I am walking through a series of buildings all connected through the second story. There are doors between each building that lead from one directly into the other. It's like walking from one room to the next. I go through three or four city blocks this way.
At the end of the last building I walk out onto a landing, still on the second floor, outside of a building. I am looking down on the street below and discussing with a couple of people how it is also possible to get to this point walking along the streets.
I find that option very unpleasant as I imagine crossing the many noisy and crowded intersections – having to deal with traffic and confusion. I am happy that I chose the more serene, subtle, pleasantly muted indoors option to cover the same ground.
I go back inside into the last room of the last building. I meet a young, friendly, brown-haired woman sitting behind an old, wooden make-shift desk. She is literally sitting behind the desk – on the bare, gleaming floor. I notice she's taken this stance to appear more khodehmounee, more down-to-earth.

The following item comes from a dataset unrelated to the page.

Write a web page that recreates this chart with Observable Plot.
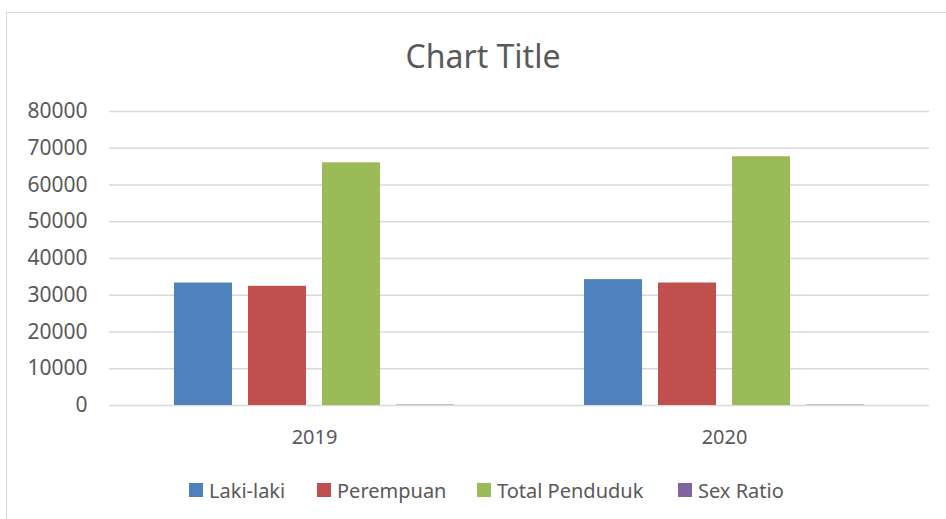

We discuss choices of group homes available for me to live in. She informs me that there are several existing homes for people to live together but none seem to totally suit my needs or talents. She would like to make a list of what I would like in a group home if I were creating new ones.
I'm in some ways pleased by this prospect but also feel put upon. Why do I have to make the effort of identifying, describing and helping to create brand new group homes? I'd rather plug into an exisitng situation where I can be totally comfortable and happy. I'm on the verge of mulling over what my requirements are.
I recognize if I pick an existing home, I'd conform but not commit totally, always holding an essential piece of myself back.